__Required work__
Starting at the first line of the listing below, repeat each line exactly until the line containing "import * as d3 from 'd3';", which you include. Leave out pictures.

__Provided data__
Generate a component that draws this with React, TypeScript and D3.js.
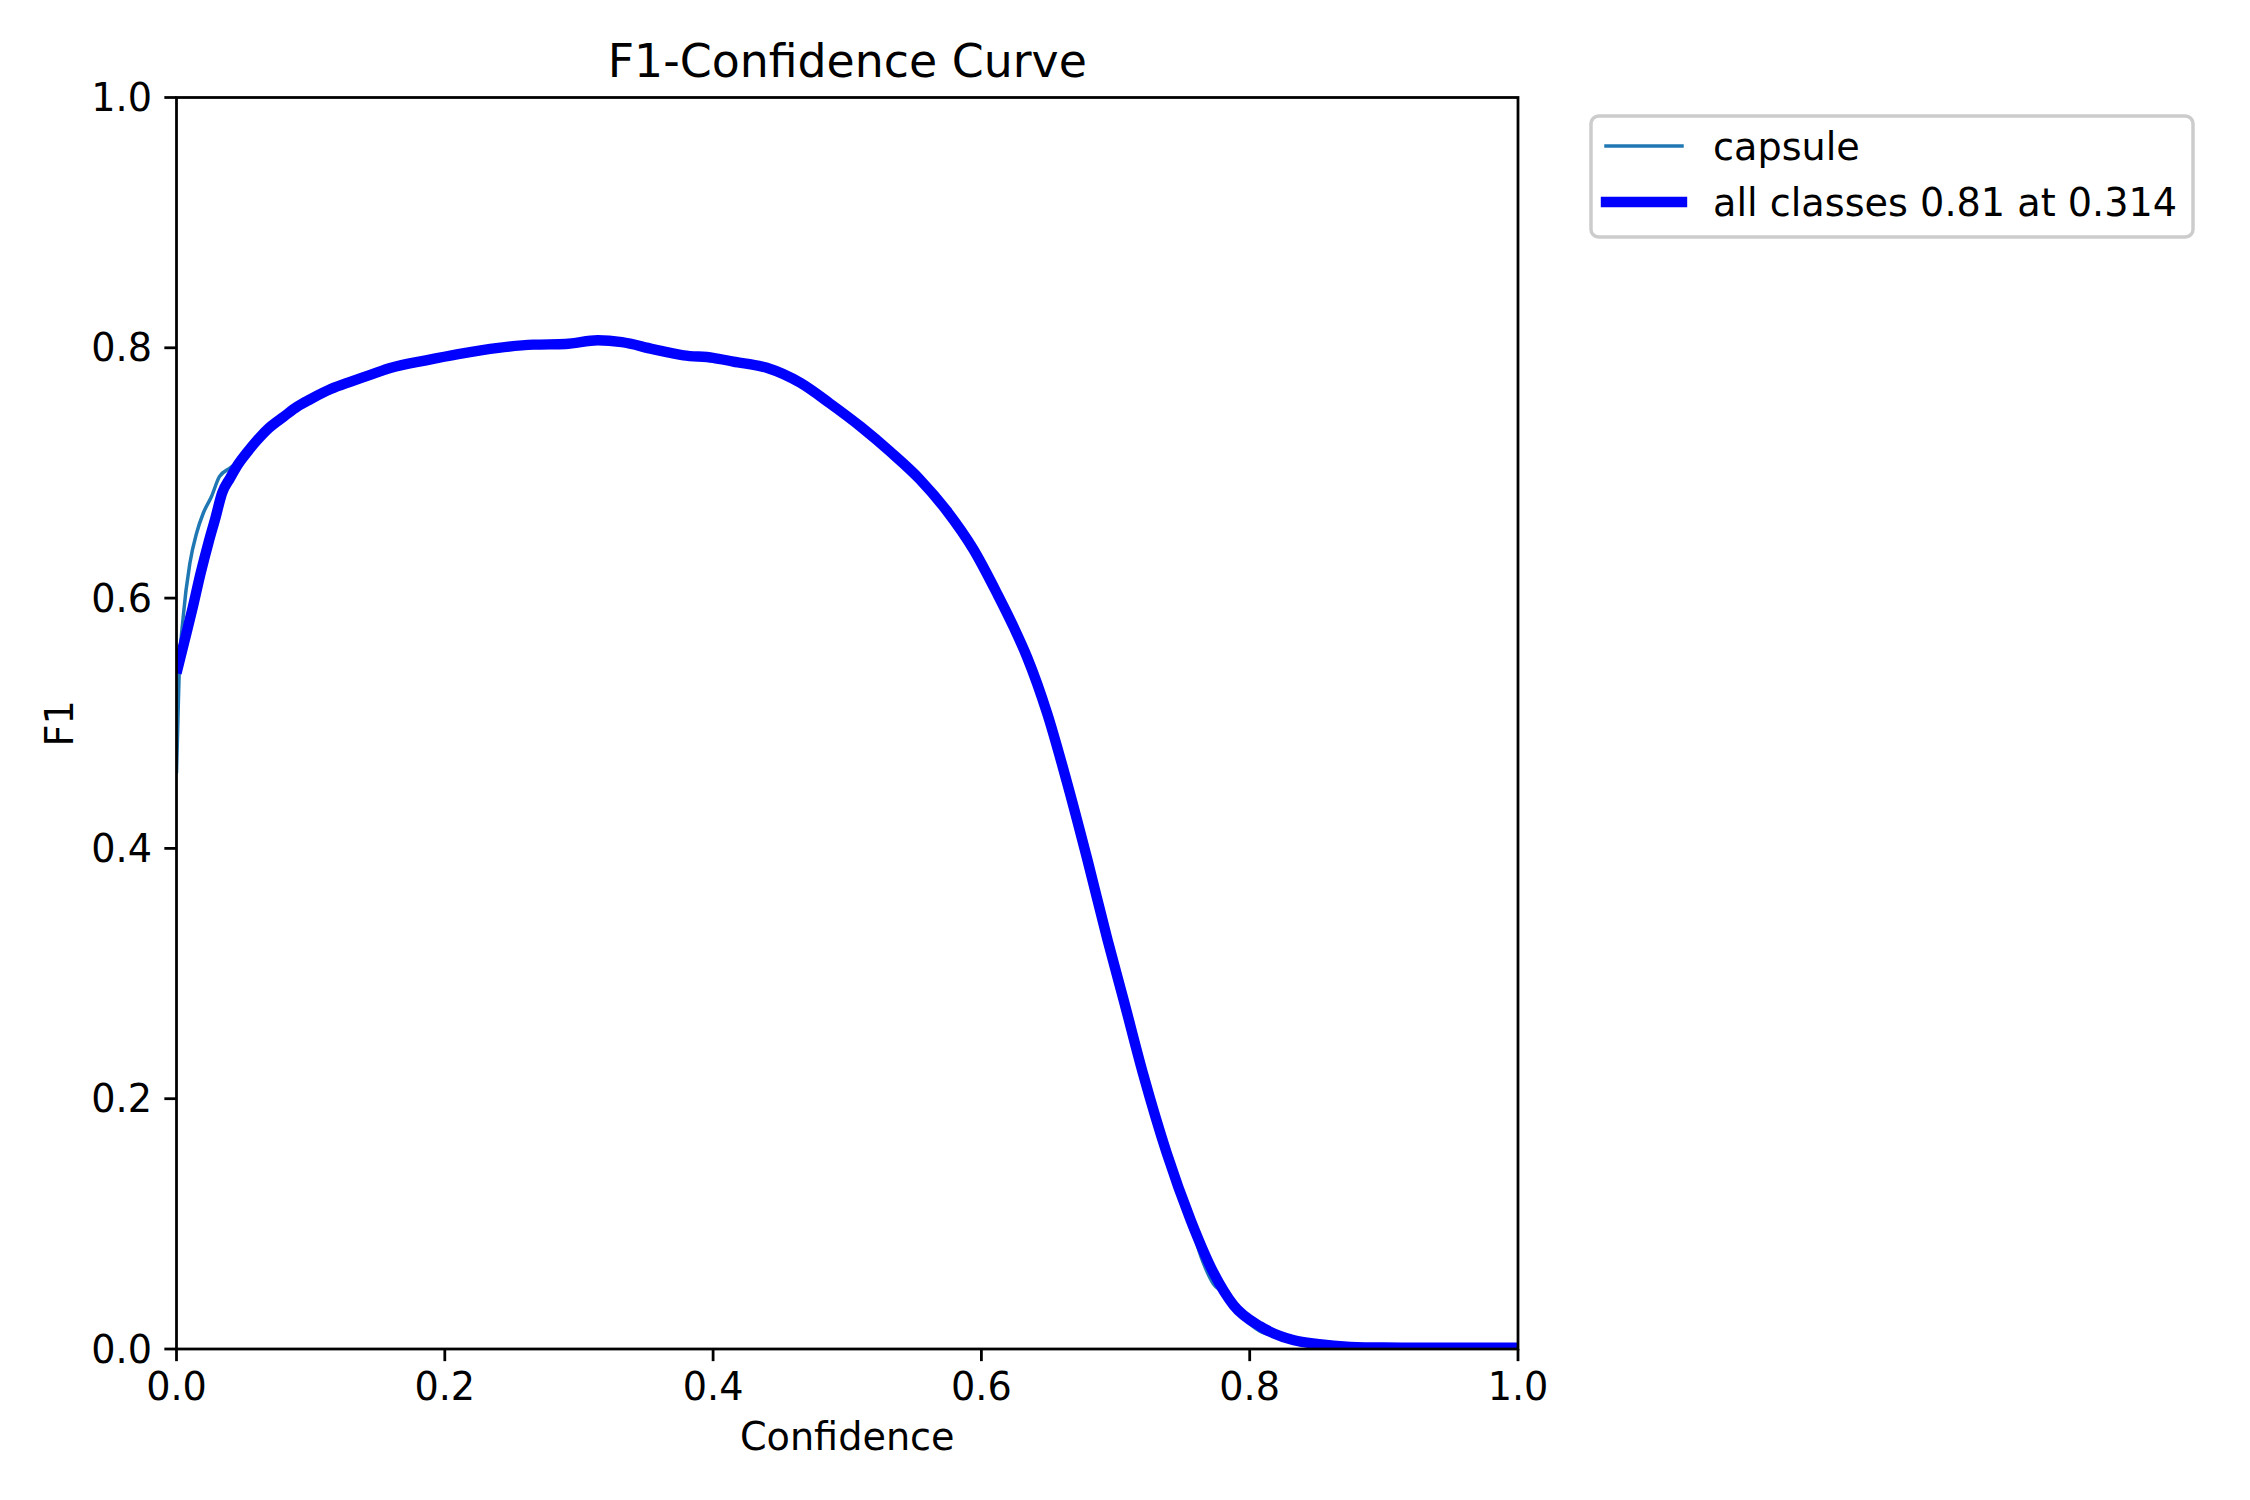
import React from 'react';
import * as d3 from 'd3';

// ---- data ----
const allClassesConfidence = [
  0.000, 0.006, 0.012, 0.018, 0.024, 0.029, 0.034, 0.040, 0.046, 0.053,
  0.060, 0.069, 0.080, 0.090, 0.100, 0.115, 0.130, 0.146, 0.160, 0.186,
  0.210, 0.240, 0.266, 0.290, 0.314, 0.332, 0.355, 0.378, 0.400, 0.415,
  0.440, 0.465, 0.487, 0.510, 0.532, 0.554, 0.574, 0.594, 0.612, 0.624,
  0.634, 0.649, 0.664, 0.679, 0.694, 0.706, 0.721, 0.738, 0.756, 0.773,
  0.788, 0.808, 0.833, 0.850, 0.875, 0.900, 0.950, 1.000,
];
const allClassesF1 = [
  0.540, 0.566, 0.592, 0.620, 0.645, 0.664, 0.684, 0.696, 0.707, 0.717,
  0.726, 0.736, 0.745, 0.753, 0.759, 0.767, 0.773, 0.779, 0.784, 0.790,
  0.795, 0.800, 0.8025, 0.803, 0.806, 0.8045, 0.799, 0.794, 0.792, 0.789,
  0.784, 0.772, 0.7556, 0.737, 0.717, 0.695, 0.670, 0.639, 0.603, 0.577,
  0.553, 0.508, 0.452, 0.391, 0.327, 0.279, 0.218, 0.157, 0.103, 0.061,
  0.035, 0.018, 0.007, 0.004, 0.0017, 0.0012, 0.001, 0.001,
];

const capsuleConfidence = [
  0.000, 0.001, 0.002, 0.005, 0.010, 0.015, 0.020, 0.026, 0.032, 0.040,
  0.046, 0.053, 0.060, 0.069, 0.080, 0.090, 0.100, 0.115, 0.130, 0.146,
  0.160, 0.186, 0.210, 0.240, 0.266, 0.290, 0.314, 0.332, 0.355, 0.378,
  0.400, 0.415, 0.440, 0.465, 0.487, 0.510, 0.532, 0.554, 0.574, 0.594,
  0.612, 0.624, 0.634, 0.649, 0.664, 0.679, 0.694, 0.706, 0.721, 0.738,
  0.756, 0.765, 0.773, 0.780, 0.788, 0.800, 0.808, 0.820, 0.833, 0.850,
  0.875, 0.900, 0.950, 1.000,
];
const capsuleF1 = [
  0.460, 0.500, 0.540, 0.585, 0.628, 0.652, 0.668, 0.681, 0.697, 0.704,
  0.709, 0.717, 0.726, 0.736, 0.745, 0.753, 0.759, 0.767, 0.773, 0.779,
  0.784, 0.790, 0.795, 0.800, 0.8025, 0.803, 0.806, 0.8045, 0.799, 0.794,
  0.792, 0.789, 0.784, 0.772, 0.7556, 0.737, 0.717, 0.695, 0.670, 0.639,
  0.603, 0.577, 0.553, 0.508, 0.452, 0.391, 0.327, 0.279, 0.218, 0.157,
  0.100, 0.070, 0.052, 0.045, 0.033, 0.020, 0.014, 0.010, 0.006, 0.004,
  0.0017, 0.0012, 0.001, 0.001,
];

const xTicks = [0, 0.2, 0.4, 0.6, 0.8, 1.0];
const yTicks = [0, 0.2, 0.4, 0.6, 0.8, 1.0];
const legendLabels = ['capsule', 'all classes 0.81 at 0.314'];
const titleText = 'F1-Confidence Curve';
const xLabelText = 'Confidence';
const yLabelText = 'F1';

// ---- layout ----
const W = 2250;
const H = 1500;
const PL = 176.5;
const PR = 1518;
const PT = 97.5;
const PB = 1349;
const FONT = '"DejaVu Sans", sans-serif';
const FS = 38.2;
const TITLE_FS = 45.8;
const SPINE_W = 2.78;
const TICK_LEN = 12.15;

export default function App() {
  const x = d3.scaleLinear().domain([0, 1]).range([PL, PR]);
  const y = d3.scaleLinear().domain([0, 1]).range([PB, PT]);
  const fmt = d3.format('.1f');

  const line = d3
    .line<[number, number]>()
    .x((d) => x(d[0]))
    .y((d) => y(d[1]))
    .curve(d3.curveMonotoneX);

  const capsulePts = capsuleConfidence.map((c, i) => [c, capsuleF1[i]] as [number, number]);
  const allPts = allClassesConfidence.map((c, i) => [c, allClassesF1[i]] as [number, number]);

  const legX = 1591;
  const legY = 116;
  const legW = 602;
  const legH = 121;
  const rowY = [146, 202];
  const handleX0 = 1606;
  const handleX1 = 1682;
  const textX = 1713;

  return (
    <svg
      width={W}
      height={H}
      viewBox={`0 0 ${W} ${H}`}
      style={{ position: 'absolute', left: 0, top: 0, background: '#fff' }}
      fontFamily={FONT}
    >
      <rect x={0} y={0} width={W} height={H} fill="#fff" />
      <defs>
        <clipPath id="plotClip">
          <rect x={PL} y={PT} width={PR - PL} height={PB - PT} />
        </clipPath>
      </defs>

      <g clipPath="url(#plotClip)">
        <path d={line(capsulePts) || ''} fill="none" stroke="#1f77b4" strokeWidth={3.47} strokeLinejoin="round" />
        <path d={line(allPts) || ''} fill="none" stroke="#0000ff" strokeWidth={10.4} strokeLinejoin="round" />
      </g>

      {/* spines */}
      <rect x={PL} y={PT} width={PR - PL} height={PB - PT} fill="none" stroke="#000" strokeWidth={SPINE_W} strokeLinejoin="miter" />

      {/* x ticks */}
      {xTicks.map((t) => (
        <g key={`xt${t}`}>
          <line x1={x(t)} x2={x(t)} y1={PB} y2={PB + TICK_LEN} stroke="#000" strokeWidth={SPINE_W} />
          <text x={x(t)} y={1399.5} fontSize={FS} textAnchor="middle" fill="#000">
            {fmt(t)}
          </text>
        </g>
      ))}

      {/* y ticks */}
      {yTicks.map((t) => (
        <g key={`yt${t}`}>
          <line x1={PL - TICK_LEN} x2={PL} y1={y(t)} y2={y(t)} stroke="#000" strokeWidth={SPINE_W} />
          <text x={152} y={y(t) + 13.6} fontSize={FS} textAnchor="end" fill="#000">
            {fmt(t)}
          </text>
        </g>
      ))}

      {/* title and labels */}
      <text x={(PL + PR) / 2} y={76.7} fontSize={TITLE_FS} textAnchor="middle" fill="#000">
        {titleText}
      </text>
      <text x={(PL + PR) / 2} y={1450} fontSize={FS} textAnchor="middle" fill="#000">
        {xLabelText}
      </text>
      <text
        x={0}
        y={0}
        fontSize={FS}
        textAnchor="middle"
        fill="#000"
        transform={`translate(72.7, ${(PT + PB) / 2}) rotate(-90)`}
      >
        {yLabelText}
      </text>

      {/* legend */}
      <rect
        x={legX}
        y={legY}
        width={legW}
        height={legH}
        rx={7.6}
        ry={7.6}
        fill="#fff"
        fillOpacity={0.8}
        stroke="#cccccc"
        strokeWidth={3.47}
      />
      <line x1={handleX0} x2={handleX1} y1={rowY[0]} y2={rowY[0]} stroke="#1f77b4" strokeWidth={3.47} strokeLinecap="square" />
      <text x={textX} y={rowY[0] + 14} fontSize={FS} fill="#000">
        {legendLabels[0]}
      </text>
      <line x1={handleX0} x2={handleX1} y1={rowY[1]} y2={rowY[1]} stroke="#0000ff" strokeWidth={10.4} strokeLinecap="square" />
      <text x={textX} y={rowY[1] + 14} fontSize={FS} fill="#000">
        {legendLabels[1]}
      </text>
    </svg>
  );
}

__Answer to the exercise__
Generate a component that draws this with React, TypeScript and D3.js.
import React from 'react';
import * as d3 from 'd3';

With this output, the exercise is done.